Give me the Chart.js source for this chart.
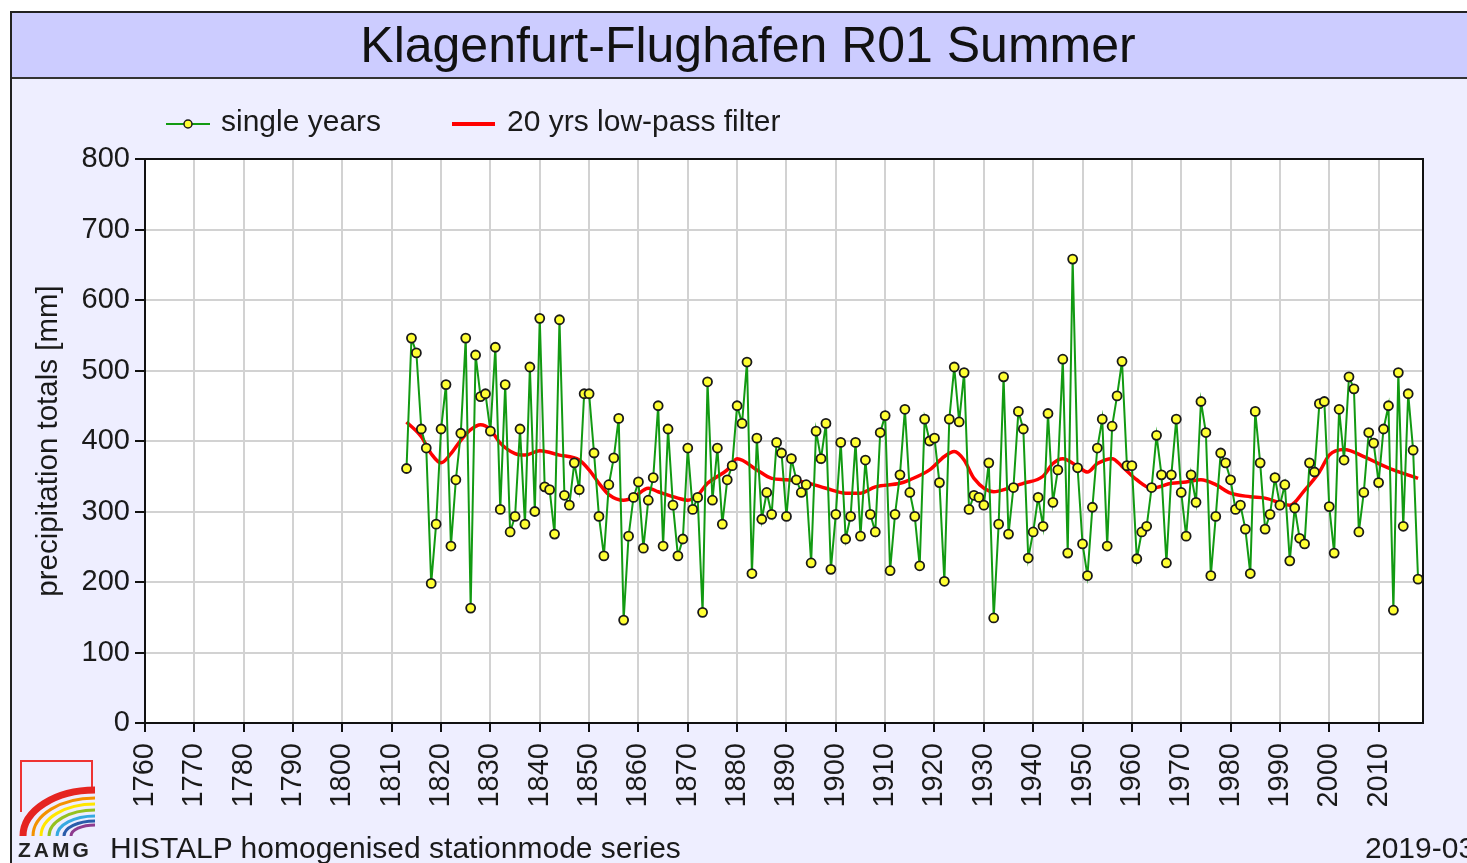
<!DOCTYPE html>
<html>
<head>
<meta charset="utf-8">
<title>Klagenfurt-Flughafen R01 Summer</title>
<script src="https://cdn.jsdelivr.net/npm/chart.js@4.4.1/dist/chart.umd.min.js"></script>
<style>
  html, body { margin: 0; padding: 0; background: #fff; overflow: hidden; }
  body { width: 1467px; height: 863px; position: relative; font-family: "Liberation Sans", Arial, sans-serif; color: #1a1a1a; }
  #frame { position: absolute; left: 10px; top: 11px; width: 1480px; height: 870px; border: 2px solid #222; background: #eeeeff; }
  #title { position: absolute; left: 0; top: 0; width: 1472px; height: 64px; background: #ccccff; border-bottom: 2px solid #333; text-align: center; font-size: 50px; line-height: 64px; white-space: nowrap; color: #111; }
  #myChart { position: absolute; left: 0; top: 0; }
  #source { position: absolute; left: 110px; top: 831px; font-size: 30px; line-height: 34px; white-space: nowrap; }
  #date { position: absolute; left: 1365px; top: 831px; font-size: 30px; line-height: 34px; white-space: nowrap; }
</style>
</head>
<body>
<div id="frame"><div id="title">Klagenfurt-Flughafen R01 Summer</div></div>
<canvas id="myChart" width="1467" height="863"></canvas>
<div id="source">HISTALP homogenised stationmode series</div>
<div id="date">2019-03</div>
<script>
// summer precipitation totals [mm], one value per year from firstYear on
var firstYear = 1813;
var summerTotals = [
  361, 546, 525, 417, 390, 198, 282,                     // 1813-1819
  417, 480, 251, 345, 411, 546, 163, 522, 463, 467,      // 1820s
  414, 533, 303, 480, 271, 293, 417, 282, 505, 300,
  574, 335, 331, 268, 572, 323, 309, 369, 331, 467,
  467, 383, 293, 237, 338, 376, 432, 146, 265, 320,
  342, 248, 316, 348, 450, 251, 417, 309, 237, 261,
  390, 303, 320, 157, 484, 316, 390, 282, 345, 365,
  450, 425, 512, 212, 404, 289, 327, 296, 398, 383,
  293, 375, 345, 327, 338, 227, 414, 375, 425, 218,
  296, 398, 261, 293, 398, 265, 373, 296, 271, 412,      // 1900s
  436, 216, 296, 352, 445, 327, 293, 223, 431, 400,
  404, 341, 201, 431, 505, 427, 497, 303, 323, 320,
  309, 369, 149, 282, 491, 268, 334, 442, 417, 234,
  271, 320, 279, 439, 313, 359, 516, 241, 658, 362,
  254, 209, 306, 390, 431, 251, 421, 464, 513, 365,
  365, 233, 271, 279, 334, 408, 352, 227, 352, 431,
  327, 265, 352, 313, 456, 412, 209, 293, 383, 369,
  345, 303, 309, 275, 212, 442, 369, 275, 296, 348,
  309, 338, 230, 305, 262, 254, 369, 356, 453, 456,
  307, 241, 445, 373, 491, 474, 271, 327, 412, 397,      // 2000s
  341, 417, 450, 160, 497, 279, 467, 387, 204            // 2010-2018
];

// 20 yrs low-pass filter
var filterYears = [1813, 1816, 1818, 1820, 1822, 1824, 1826, 1828, 1830, 1832,
  1835, 1837, 1840, 1844, 1848, 1850, 1852, 1854, 1857, 1859,
  1862, 1864, 1868, 1870, 1872, 1874, 1878, 1880, 1884, 1887,
  1890, 1894, 1898, 1902, 1905, 1908, 1913, 1915, 1919, 1922,
  1924, 1926, 1928, 1932, 1935, 1938, 1942, 1944, 1946, 1949,
  1951, 1953, 1956, 1958, 1961, 1964, 1968, 1971, 1974, 1977,
  1980, 1984, 1987, 1992, 1995, 1998, 2000, 2003, 2007, 2010,
  2013, 2018];
var filterTotals = [427, 406, 382, 369, 382, 401, 416, 423, 416, 397,
  382, 380, 386, 380, 373, 359, 340, 324, 316, 320,
  333, 328, 319, 316, 323, 340, 359, 375, 359, 347,
  345, 341, 333, 326, 326, 335, 340, 345, 359, 378,
  385, 373, 347, 328, 333, 340, 350, 368, 375, 364,
  356, 368, 375, 364, 345, 333, 340, 342, 345, 338,
  326, 321, 319, 309, 330, 356, 380, 388, 378, 368,
  359, 347];

var seriesNames = ['single years', '20 yrs low-pass filter'];
var yearMin = 1760, yearMax = 2019, yearStep = 10;
var mmMin = 0, mmMax = 800, mmStep = 100;

var fontFamily = '"Liberation Sans", Arial, sans-serif';
var textColor = '#1a1a1a';

var singlePoints = summerTotals.map(function (v, i) { return {x: firstYear + i, y: v}; });
var filterPoints = filterYears.map(function (yr, i) { return {x: yr, y: filterTotals[i]}; });

var frame = {
  id: 'frame',
  beforeDraw: function (chart) {
    var ctx = chart.ctx, a = chart.chartArea;
    ctx.save();
    ctx.fillStyle = '#ffffff';
    ctx.fillRect(a.left, a.top, a.right - a.left, a.bottom - a.top);
    ctx.restore();
  },
  afterDraw: function (chart) {
    var ctx = chart.ctx, a = chart.chartArea;
    var ds = chart.data.datasets;
    ctx.save();
    // box round the plot
    ctx.strokeStyle = '#111';
    ctx.lineWidth = 2;
    ctx.strokeRect(a.left, a.top, a.right - a.left, a.bottom - a.top);

    // legend
    var ly = 124;
    ctx.font = '30px ' + fontFamily;
    ctx.fillStyle = textColor;
    ctx.textBaseline = 'middle';
    ctx.strokeStyle = ds[0].borderColor;
    ctx.lineWidth = 2;
    ctx.beginPath(); ctx.moveTo(166, ly); ctx.lineTo(210, ly); ctx.stroke();
    ctx.beginPath(); ctx.arc(188, ly, 4, 0, Math.PI * 2);
    ctx.fillStyle = ds[0].pointBackgroundColor; ctx.fill();
    ctx.lineWidth = 1.5; ctx.strokeStyle = ds[0].pointBorderColor; ctx.stroke();
    ctx.fillStyle = textColor;
    ctx.fillText(ds[0].label, 221, ly - 1);
    ctx.strokeStyle = ds[1].borderColor;
    ctx.lineWidth = 4;
    ctx.beginPath(); ctx.moveTo(452, ly); ctx.lineTo(495, ly); ctx.stroke();
    ctx.fillText(ds[1].label, 507, ly - 1);

    // ZAMG logo
    ctx.strokeStyle = '#e33';
    ctx.lineWidth = 2;
    ctx.beginPath(); ctx.moveTo(21, 812); ctx.lineTo(21, 761); ctx.lineTo(92, 761); ctx.lineTo(92, 790); ctx.stroke();
    var bands = [['#e52421', 7, 72, 46], ['#f39200', 3, 62, 38], ['#ffe600', 3, 54, 32],
      ['#95c11f', 3, 46, 26], ['#36a9e1', 3, 38, 20], ['#2a5caa', 3, 31, 15], ['#8e3b8f', 3, 24, 11]];
    bands.forEach(function (b) {
      ctx.strokeStyle = b[0]; ctx.lineWidth = b[1];
      ctx.beginPath();
      ctx.ellipse(95, 836, b[2], b[3], 0, Math.PI, Math.PI * 1.5);
      ctx.stroke();
    });
    ctx.fillStyle = '#222';
    ctx.font = 'bold 21px ' + fontFamily;
    ctx.textBaseline = 'alphabetic';
    ctx.letterSpacing = '3px';
    ctx.fillText('ZAMG', 18, 857);
    ctx.restore();
  }
};

var ctx = document.getElementById('myChart').getContext('2d');
var myChart = new Chart(ctx, {
  type: 'line',
  data: {
    datasets: [{
      label: seriesNames[0],
      data: singlePoints,
      borderColor: '#129a12',
      borderWidth: 2,
      pointRadius: 4.5,
      pointBackgroundColor: '#ffff33',
      pointBorderColor: '#1a1a1a',
      pointBorderWidth: 1.8,
      tension: 0,
      order: 0
    }, {
      label: seriesNames[1],
      data: filterPoints,
      borderColor: '#ff0000',
      borderWidth: 3.5,
      pointRadius: 0,
      cubicInterpolationMode: 'monotone',
      order: 1
    }]
  },
  options: {
    responsive: false,
    devicePixelRatio: 1,
    animation: false,
    events: [],
    layout: { padding: { left: 12, right: 44, top: 159, bottom: 0 } },
    plugins: { legend: { display: false }, tooltip: { enabled: false } },
    scales: {
      x: {
        type: 'linear',
        min: yearMin,
        max: yearMax,
        afterFit: function (s) { s.height = 140; },
        grid: { color: '#d2d2d2', lineWidth: 2, tickColor: '#111', tickLength: 9, tickWidth: 2 },
        border: { color: '#111', width: 2 },
        ticks: {
          stepSize: yearStep, includeBounds: false, autoSkip: false,
          minRotation: 90, maxRotation: 90, padding: 11,
          color: textColor, font: { family: fontFamily, size: 29 },
          callback: function (v) { return String(v); }
        }
      },
      y: {
        min: mmMin,
        max: mmMax,
        afterFit: function (s) { s.width = 133; },
        grid: { color: '#d2d2d2', lineWidth: 2, tickColor: '#111', tickLength: 10, tickWidth: 2 },
        border: { color: '#111', width: 2 },
        ticks: { stepSize: mmStep, padding: 5, color: textColor, font: { family: fontFamily, size: 29 } },
        title: {
          display: true, text: 'precipitation totals [mm]', color: textColor,
          font: { family: fontFamily, size: 29.5 }, padding: { top: 19, bottom: 0 }
        }
      }
    }
  },
  plugins: [frame]
});
</script>
</body>
</html>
========
Where a line in the material contains "source", copy that line.

▸ Result of this task
Give me the Chart.js source for this chart.
  #source { position: absolute; left: 110px; top: 831px; font-size: 30px; line-height: 34px; white-space: nowrap; }
<div id="source">HISTALP homogenised stationmode series</div>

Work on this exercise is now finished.